For most tools, the main benefit of owning more than one copy is time.
You can only use one table saw, router, hammer, or 1/8" chisel tip drill bit at a time, so having more than one isn't necessary but might be convenient. Anything that can be done with two routers can be done with one, but having more than one lets you keep one in a router table or use multiple cutters without changing setups. It's hard to swing two hammers at the same time, but having one in the shop, one in your truck, and your tool bucket saves the trouble of moving a single hammer to different sites.
The higher a tool's cost, the harder it is to justify multiples.
It'd be cool to have a second table saw that's always set up for dadoes, but I can't afford to give up that much space in my small shop. This is a case where the convenience of two doesn't match the cost.
It's harder to justify multiples if they can't be used simultaneously.
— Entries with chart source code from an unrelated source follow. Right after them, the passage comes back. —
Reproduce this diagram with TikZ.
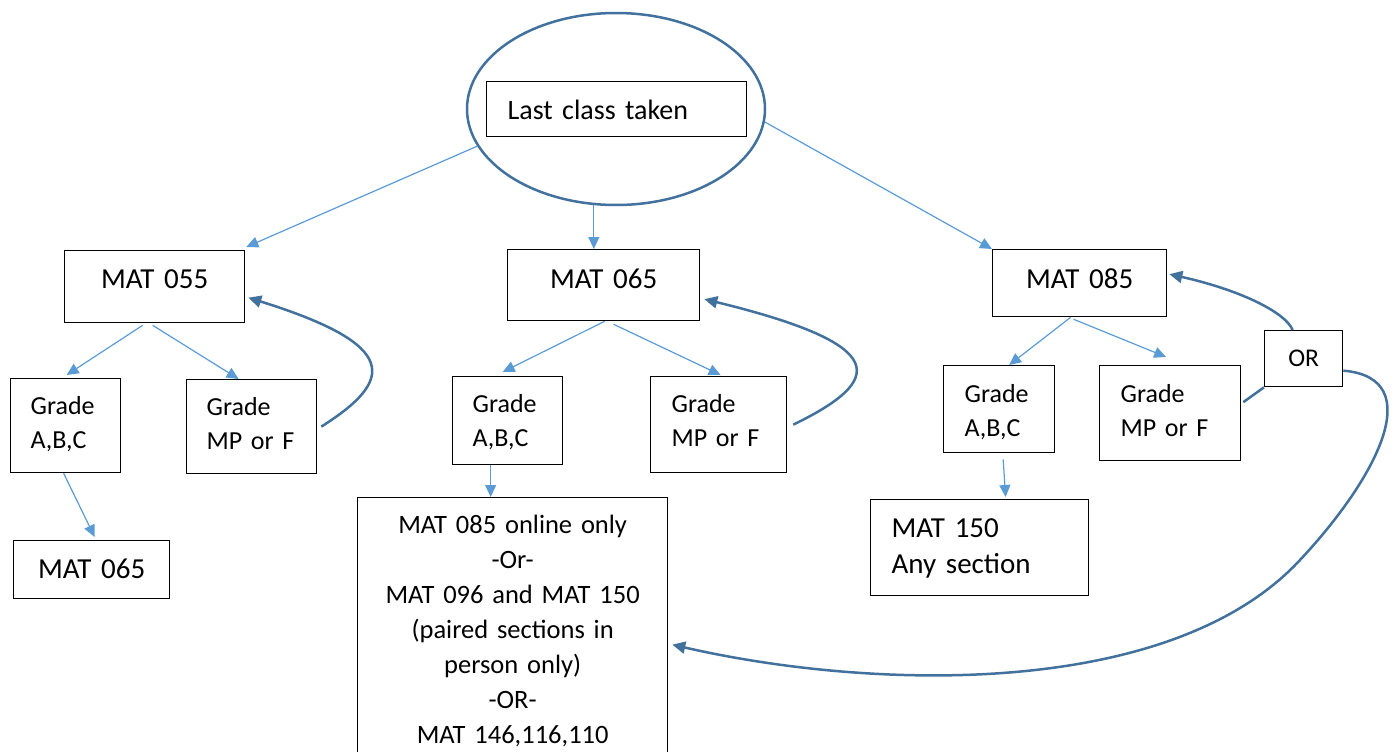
\documentclass[tikz,border=0pt]{standalone}
\usepackage{fontspec}
\setmainfont{Carlito}
\usetikzlibrary{shapes.geometric,arrows.meta}

\definecolor{lblue}{HTML}{5B9BD5}
\definecolor{dblue}{HTML}{41719C}

\tikzset{
  box/.style={draw=black, line width=1.3pt, inner ysep=0pt, anchor=north west},
  mat/.style={box, align=center, inner xsep=0pt, font=\fontsize{29}{36}\selectfont},
  grade/.style={box, align=left, inner xsep=21pt, font=\fontsize{26}{33.5}\selectfont},
  link/.style={draw=lblue, line width=1.2pt, -{Triangle[length=12pt,width=11pt]}},
  back/.style={draw=dblue, line width=2.5pt, -{Triangle[length=13pt,width=12pt]}}
}

\begin{document}
\begin{tikzpicture}[x=1pt,y=-1pt]
\useasboundingbox (0,0) rectangle (1400,752);

\node[ellipse, draw=dblue, line width=2.5pt, minimum width=298pt, minimum height=192pt, inner sep=0pt] (ell) at (616,109) {};
\node[box, align=left, inner xsep=21pt, text width=218pt, text height=38pt, text depth=17pt, font=\fontsize{28}{34}\selectfont] (last) at (486,81) {Last class taken};

\node[mat, text width=180pt, text height=38pt, text depth=34pt] (m55) at (64,250) {MAT 055};
\node[mat, text width=192pt, text height=39pt, text depth=32pt] (m65) at (507,249) {MAT 065};
\node[mat, text width=174pt, text height=39pt, text depth=28pt] (m85) at (992,249) {MAT 085};

\node[grade, inner xsep=20pt, text width=70pt, text height=36pt, text depth=58pt] (gA1) at (10,378) {Grade\\A,B,C};
\node[grade, inner xsep=20pt, text width=90pt, text height=36pt, text depth=58pt] (gF1) at (186,379) {Grade\\MP or F};
\node[mat, text width=156pt, text height=38pt, text depth=20pt] (m65b) at (13,540) {MAT 065};

\node[grade, inner xsep=20pt, text width=70pt, text height=36pt, text depth=52pt] (gA2) at (452,376) {Grade\\A,B,C};
\node[grade, text width=94pt, text height=36pt, text depth=60pt] (gF2) at (650,376) {Grade\\MP or F};
\node[mat, text width=310pt, text height=36pt, text depth=239pt, font=\fontsize{26.5}{35}\selectfont] (big) at (357,497)
  {MAT 085 online only\\-Or-\\MAT 096 and MAT 150\\(paired sections in\\person only)\\-OR-\\MAT 146,116,110};

\node[grade, text width=69pt, text height=37pt, text depth=50pt] (gA3) at (943,365) {Grade\\A,B,C};
\node[grade, text width=99pt, text height=37pt, text depth=58pt] (gF3) at (1099,365) {Grade\\MP or F};
\node[mat, text width=78pt, text height=36pt, text depth=20pt, font=\fontsize{25.5}{30}\selectfont] (orb) at (1264,330) {OR};
\node[box, align=left, inner xsep=21pt, text width=176pt, text height=38pt, text depth=58pt, font=\fontsize{29}{36}\selectfont] (m150) at (870,499) {MAT 150\\Any section};

\draw[link] (ell.195) -- ([xshift=1pt,yshift=3pt]m55.north east);
\draw[link] (ell.257) -- (ell.257 |- m65.north);
\draw[link] (ell.-5) -- (m85.north west);

\draw[link] ([xshift=-12pt,yshift=-2pt]m55.south) -- ([xshift=1pt,yshift=3pt]gA1.north);
\draw[link] ([xshift=-2pt,yshift=-2pt]m55.south) -- ([xshift=-13pt]gF1.north);
\draw[link] ([xshift=-2pt]gA1.south) -- ([xshift=3pt,yshift=3pt]m65b.north);

\draw[link] ([xshift=1pt]m65.south) -- ([xshift=-5pt,yshift=4pt]gA2.north);
\draw[link] ([xshift=10pt,yshift=-3pt]m65.south) -- ([xshift=2pt,yshift=1pt]gF2.north);
\draw[link] ([xshift=-17pt]gA2.south) -- ([xshift=-17pt]gA2.south |- big.north);

\draw[link] ([xshift=-9pt]m85.south) -- ([xshift=10pt]gA3.north);
\draw[link] ([xshift=-6pt,yshift=-2pt]m85.south) -- ([xshift=-4pt,yshift=8pt]gF3.north);
\draw[link] ([xshift=4pt,yshift=-6pt]gA3.south) -- ([xshift=26pt,yshift=2pt]m150.north);

\draw[back] ([xshift=4pt]gF1.east) .. controls (395,380) and (400,345) .. ([xshift=3pt,yshift=-11pt]m55.east);
\draw[back] ([xshift=6pt]gF2.east) .. controls (885,380) and (892,345) .. ([xshift=4pt,yshift=-14pt]m65.east);
\draw[back] ([xshift=-11pt]orb.north) .. controls (1285,312) and (1240,290) .. ([xshift=2pt,yshift=9pt]m85.east);
\draw[draw=dblue, line width=2.5pt] ([xshift=2pt,yshift=11pt]gF3.east) -- (orb.south west);
\draw[back] ([yshift=-12pt]orb.east) .. controls (1430,378) and (1375,480) .. (1300,560)
  .. controls (1170,700) and (870,690) .. ([xshift=4pt,yshift=-9.5pt]big.east);

\end{tikzpicture}
\end{document}
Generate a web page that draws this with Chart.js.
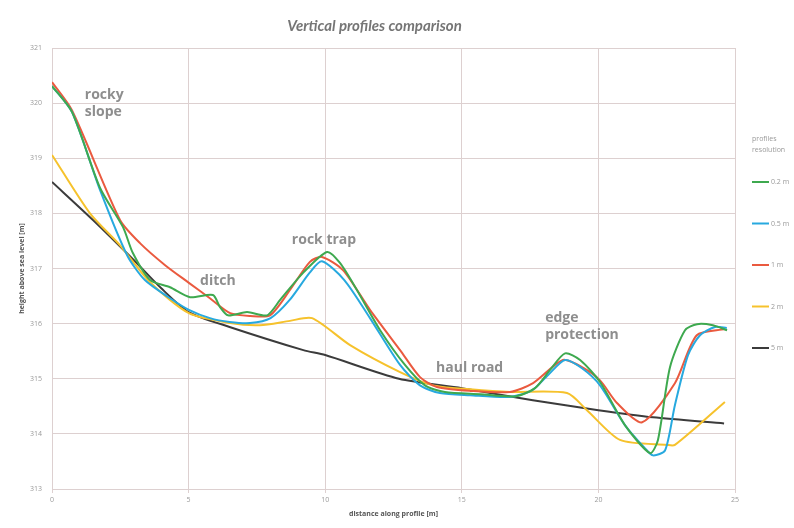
<!DOCTYPE html>
<html>
<head>
<meta charset="utf-8">
<script src="https://cdn.jsdelivr.net/npm/chart.js@4/dist/chart.umd.min.js"></script>
<style>
  html, body { margin: 0; padding: 0; background: #ffffff; }
  #wrap { width: 794px; height: 528px; position: relative; }
</style>
</head>
<body>
<div id="wrap"><canvas id="chart" width="794" height="528"></canvas></div>
<script>
// axis ticks
const xTicks = [0, 5, 10, 15, 20, 25];
const yTicks = [313, 314, 315, 316, 317, 318, 319, 320, 321];

// profile at 0.2 m resolution (green)
const greenX = [0, 0.73, 1.76, 2.6, 2.96, 3.59, 4.32, 5.05, 5.89, 6.15, 6.44, 7.14, 7.87, 8.35, 9.19, 10.07, 10.54, 11.16, 12.01, 12.92, 13.65, 14.38, 15.67, 16.95, 17.68, 18.23, 18.78, 19.33, 20.06, 20.97, 21.89, 22.18, 22.62, 23.17, 23.61, 24.19, 24.71];
const greenY = [320.31, 319.84, 318.46, 317.75, 317.28, 316.79, 316.66, 316.48, 316.52, 316.30, 316.15, 316.21, 316.15, 316.43, 316.92, 317.30, 317.10, 316.61, 315.88, 315.25, 314.88, 314.76, 314.72, 314.68, 314.83, 315.16, 315.46, 315.34, 314.94, 314.16, 313.65, 313.89, 315.21, 315.88, 315.99, 315.97, 315.88];

// 0.5 m (blue)
const blueX = [0, 0.73, 1.76, 2.75, 3.4, 4.32, 5.01, 5.78, 6.5, 7.25, 8.0, 8.7, 9.44, 9.88, 10.7, 11.64, 12.74, 13.47, 14.2, 15.3, 16.76, 17.57, 18.16, 18.78, 19.4, 20.06, 20.97, 21.7, 22.0, 22.44, 22.8, 23.28, 23.72, 24.27, 24.7];
const blueY = [320.31, 319.84, 318.42, 317.24, 316.79, 316.46, 316.25, 316.10, 316.03, 316.01, 316.10, 316.43, 316.93, 317.13, 316.79, 316.10, 315.25, 314.88, 314.74, 314.70, 314.67, 314.79, 315.07, 315.34, 315.19, 314.88, 314.16, 313.74, 313.61, 313.70, 314.52, 315.43, 315.79, 315.94, 315.92];

// 1 m (red)
const redX = [0, 0.73, 2.49, 3.22, 4.14, 5.01, 5.78, 6.52, 7.25, 7.98, 8.71, 9.44, 9.88, 10.65, 11.64, 12.74, 13.47, 14.09, 15.3, 16.76, 17.61, 18.7, 19.4, 20.06, 20.68, 21.6, 22.8, 23.6, 24.63];
const redY = [320.38, 319.87, 317.88, 317.46, 317.06, 316.74, 316.46, 316.19, 316.14, 316.15, 316.61, 317.12, 317.21, 316.97, 316.25, 315.52, 315.03, 314.85, 314.78, 314.76, 314.92, 315.34, 315.21, 314.97, 314.56, 314.21, 314.92, 315.79, 315.90];

// 2 m (yellow)
const yellowX = [0, 1.39, 2.49, 3.59, 5.01, 6.52, 7.61, 8.71, 9.52, 10.91, 12.74, 13.95, 15.3, 16.76, 18.85, 19.58, 20.79, 22.51, 22.8, 24.63];
const yellowY = [319.06, 318.0, 317.42, 316.75, 316.19, 316.01, 315.97, 316.05, 316.10, 315.61, 315.12, 314.88, 314.81, 314.76, 314.74, 314.43, 313.89, 313.80, 313.80, 314.58];

// 5 m (black)
const blackX = [0, 1.5, 3.0, 4.0, 5.0, 6.5, 9.2, 10.0, 12.7, 15.0, 17.6, 20.0, 22.0, 24.6];
const blackY = [318.57, 317.88, 317.15, 316.64, 316.21, 315.94, 315.52, 315.43, 315.0, 314.83, 314.61, 314.43, 314.30, 314.19];

const seriesLabels = ["0.2 m", "0.5 m", "1 m", "2 m", "5 m"];
const seriesColors = ["#3ea94f", "#27a9df", "#ea5a3f", "#f6c22c", "#3b3b3b"];

// text labels placed on the profile
const noteText = [["rocky", "slope"], ["ditch"], ["rock trap"], ["haul road"], ["edge", "protection"]];
const noteX = [1.2, 5.42, 8.78, 14.06, 18.05];
const noteY = [320.15, 316.77, 317.52, 315.19, 316.1];

function points(xs, ys) {
    return xs.map((x, i) => ({ x: x, y: ys[i] }));
}

const allX = [greenX, blueX, redX, yellowX, blackX];
const allY = [greenY, blueY, redY, yellowY, blackY];

const datasets = seriesLabels.map((label, i) => ({
    label: label,
    data: points(allX[i], allY[i]),
    borderColor: seriesColors[i],
    backgroundColor: seriesColors[i],
    borderWidth: 2,
    pointRadius: 0,
    tension: 0.25,
    fill: false
}));

// draws the notes and the side legend
const extras = {
    id: "extras",
    afterDatasetsDraw(chart) {
        const ctx = chart.ctx;
        const xs = chart.scales.x;
        const ys = chart.scales.y;
        ctx.save();
        ctx.fillStyle = "#8e8e8e";
        ctx.font = "bold 14px 'Open Sans'";
        ctx.textBaseline = "middle";
        ctx.textAlign = "left";
        noteText.forEach((lines, i) => {
            const px = xs.getPixelForValue(noteX[i]);
            const py = ys.getPixelForValue(noteY[i]);
            lines.forEach((t, j) => ctx.fillText(t, px, py + j * 17));
        });

        // legend
        const left = chart.chartArea.right + 17;
        ctx.font = "7px 'Open Sans'";
        ctx.fillStyle = "#999999";
        ctx.fillText("profiles", left, 139);
        ctx.fillText("resolution", left, 150);
        chart.data.datasets.forEach((ds, i) => {
            const y = 182 + i * 41.5;
            ctx.strokeStyle = ds.borderColor;
            ctx.lineWidth = 2;
            ctx.beginPath();
            ctx.moveTo(left, y);
            ctx.lineTo(left + 17, y);
            ctx.stroke();
            ctx.fillStyle = "#999999";
            ctx.fillText(ds.label, left + 19, y);
        });
        ctx.restore();
    }
};

const gridColor = "#ddd0d0";

new Chart(document.getElementById("chart"), {
    type: "line",
    data: { datasets: datasets },
    options: {
        responsive: false,
        animation: false,
        layout: { padding: { left: 14, right: 59, top: 0, bottom: 6 } },
        plugins: {
            legend: { display: false },
            tooltip: { enabled: false },
            title: {
                display: true,
                text: "Vertical profiles comparison",
                color: "#757575",
                font: { family: "Lato", size: 15, weight: "bold", style: "italic" },
                padding: { top: 17, bottom: 13 }
            }
        },
        scales: {
            x: {
                type: "linear",
                min: xTicks[0],
                max: xTicks[xTicks.length - 1],
                afterBuildTicks: s => { s.ticks = xTicks.map(v => ({ value: v })); },
                afterFit: s => { s.height = 33; },
                grid: { color: gridColor, tickLength: 4, tickColor: gridColor },
                border: { color: gridColor },
                ticks: { color: "#9a9a9a", font: { family: "Open Sans", size: 7 }, padding: 3 },
                title: {
                    display: true,
                    text: "distance along profile [m]",
                    color: "#555555",
                    font: { family: "Open Sans", size: 7, weight: "bold" },
                    padding: { top: 4 }
                }
            },
            y: {
                min: yTicks[0],
                max: yTicks[yTicks.length - 1],
                afterBuildTicks: s => { s.ticks = yTicks.map(v => ({ value: v })); },
                afterFit: s => { s.width = 38; },
                grid: { color: gridColor, drawTicks: false },
                border: { color: gridColor },
                ticks: { color: "#9a9a9a", font: { family: "Open Sans", size: 7 }, padding: 10 },
                title: {
                    display: true,
                    text: "height above sea level [m]",
                    color: "#555555",
                    font: { family: "Open Sans", size: 7, weight: "bold" },
                    padding: { bottom: 2 }
                }
            }
        }
    },
    plugins: [extras]
});
</script>
</body>
</html>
Clamps are useful in multiples because they're used in parallel. They're more like fixtures than tools in that they do their work after you've operated them. Most tools are useful while they're being operated, which makes it hard for a single woodworker to benefit from more than one at a time. On the other hand, if you ever work with other people, multiples might make a lot of sense.
It's harder to justify multiples of tools that are seldom used.
If a tool isn't used often, you might not even need one, let alone several. A single adjustable finger dovetail jig can be useful enough to justify the cost even if you only use it a few times a year, but a second adjustable finger dovetail jig really doesn't provide any extra utility.